Escribir acerca del poeta estadunidense Walt Whitman (1819-1892) es, en cierto modo, como escribir sobre una divinidad. No conozco a otro autor, en cualquier género literario, con una voz poética tan poderosa como para convencer al lector de que se encuentra frente a un texto de alguien que está vivo realmente, y que ese alguien, además, es capaz de conversar con el lector, comprender lo que este siente y piensa, lo que ha padecido, lo que añora, lo que anhela y hasta lo que quiere oír. Esa voz creadora dicta sentencias inapelables, verdades definitivas. Frente a ella, el lector no es sino una frágil criatura incapaz de contradecirla.
Esa es la razón por la que encuentro la poesía de Whitman muy semejante a la Biblia, al Corán o a los textos fundamentales del budismo. En todos ellos, quien lee tiene la certeza de que una voz cósmica lo envuelve y lo penetra cuán largo es, por cada poro de su piel, para dejarlo luego vivificado y enmudecido. [1]
Pero también hay una diferencia esencial entre la obra del poeta y los textos sagrados de cualquier fe: la celebración de la existencia. Whitman canta por igual a la madre con su niño en brazos que al avance de un batallón en la guerra o al galopar solitario de un caballo por la llanura.
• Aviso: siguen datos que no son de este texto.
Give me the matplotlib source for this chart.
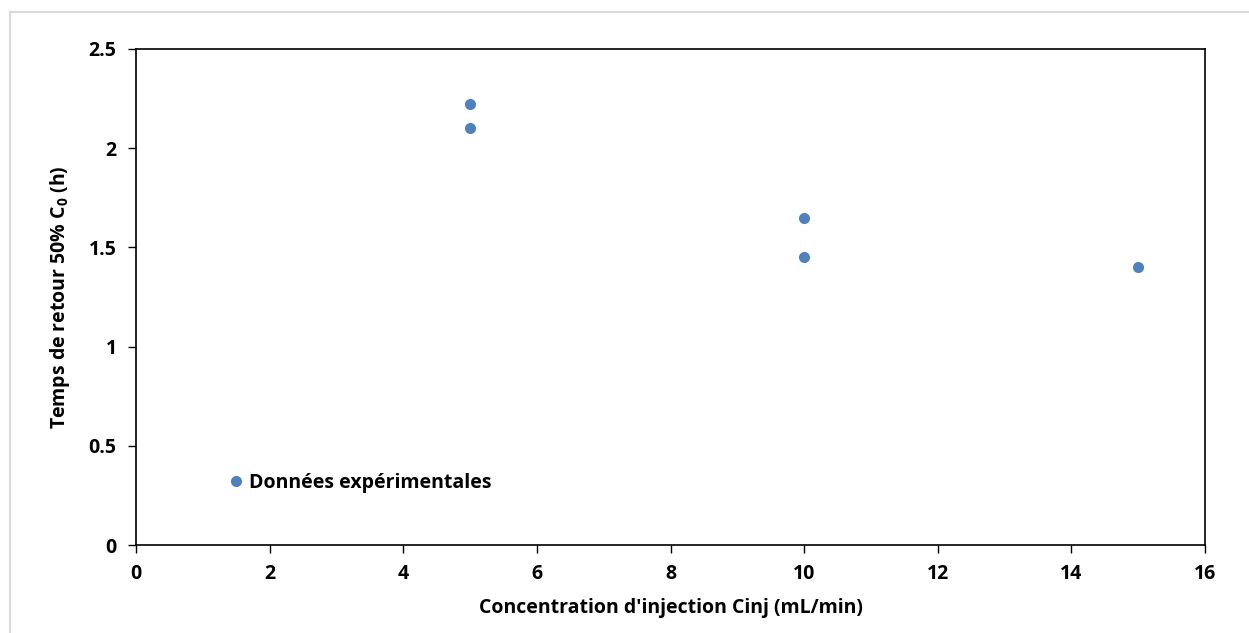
import matplotlib.pyplot as plt
from matplotlib.patches import Rectangle

FONT = 'Open Sans'
plt.rcParams['font.family'] = [FONT, 'DejaVu Sans']
plt.rcParams['font.weight'] = 'bold'
plt.rcParams['mathtext.fontset'] = 'custom'
plt.rcParams['mathtext.rm'] = FONT + ':bold'
plt.rcParams['mathtext.it'] = FONT + ':bold'
plt.rcParams['mathtext.bf'] = FONT + ':bold'

# data
debit = [5, 5, 10, 10, 15]
temps_retour = [2.225, 2.10, 1.65, 1.45, 1.40]
xticks = [0, 2, 4, 6, 8, 10, 12, 14, 16]
yticks = [0, 0.5, 1, 1.5, 2, 2.5]
ytick_labels = ['0', '0.5', '1', '1.5', '2', '2.5']

fig = plt.figure(figsize=(12.49, 6.33), dpi=100)
ax = fig.add_axes([0.1089, 0.139, 0.8559, 0.7836])

# light grey outer frame (chart area border)
fig.patches.append(Rectangle((10 / 1249, -0.5), 2, 0.5 + 1 - 12 / 633,
                             transform=fig.transFigure, fill=False,
                             edgecolor='#D9D9D9', linewidth=1.5))

ax.plot(debit, temps_retour, 'o', color='#4F81BD', markersize=7,
        label='Données expérimentales')

ax.set_xlim(0, 16)
ax.set_ylim(0, 2.5)
ax.set_xticks(xticks)
ax.set_yticks(yticks)
ax.set_yticklabels(ytick_labels)
ax.tick_params(direction='out', length=6, width=1, labelsize=14, pad=8)
for lab in ax.get_xticklabels() + ax.get_yticklabels():
    lab.set_fontweight('bold')

for s in ax.spines.values():
    s.set_linewidth(1.2)

ax.set_xlabel("Concentration d'injection Cinj (mL/min)", fontsize=14,
              fontweight='bold', labelpad=10)
ax.set_ylabel('Temps de retour 50% C$_0$ (h)', fontsize=14,
              fontweight='bold', labelpad=12)

ax.legend(loc='lower left', bbox_to_anchor=(0.066, 0.07), frameon=False,
          handletextpad=0.1, handlelength=1.2,
          prop={'family': FONT, 'weight': 'bold', 'size': 14})

plt.savefig('out.png', dpi=100)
La capacidad de abarcar el universo en un libro, en un poema, hace de cada uno de sus textos una suerte de Aleph borgiano, una ventana a todo lo que existe, el ojo de Dios. Que un poeta pueda elevar a tan altas cotas de desarrollo el efecto que sus palabras producen en un lector determinado, es algo verdaderamente extraordinario.
Por otro lado, esa misma virtud descubre al ser humano dueño de la voz creadora, al hombre Walter Whitman que construye al personaje Walt Whitman. Una persona incapaz de sentir un genuino amor por sus semejantes jamás podría hacer algo así. He ahí la clave de su inmortalidad.
[1] La obra del bardo norteamericano es tan particularísima, que me es forzoso expresarme en metáforas.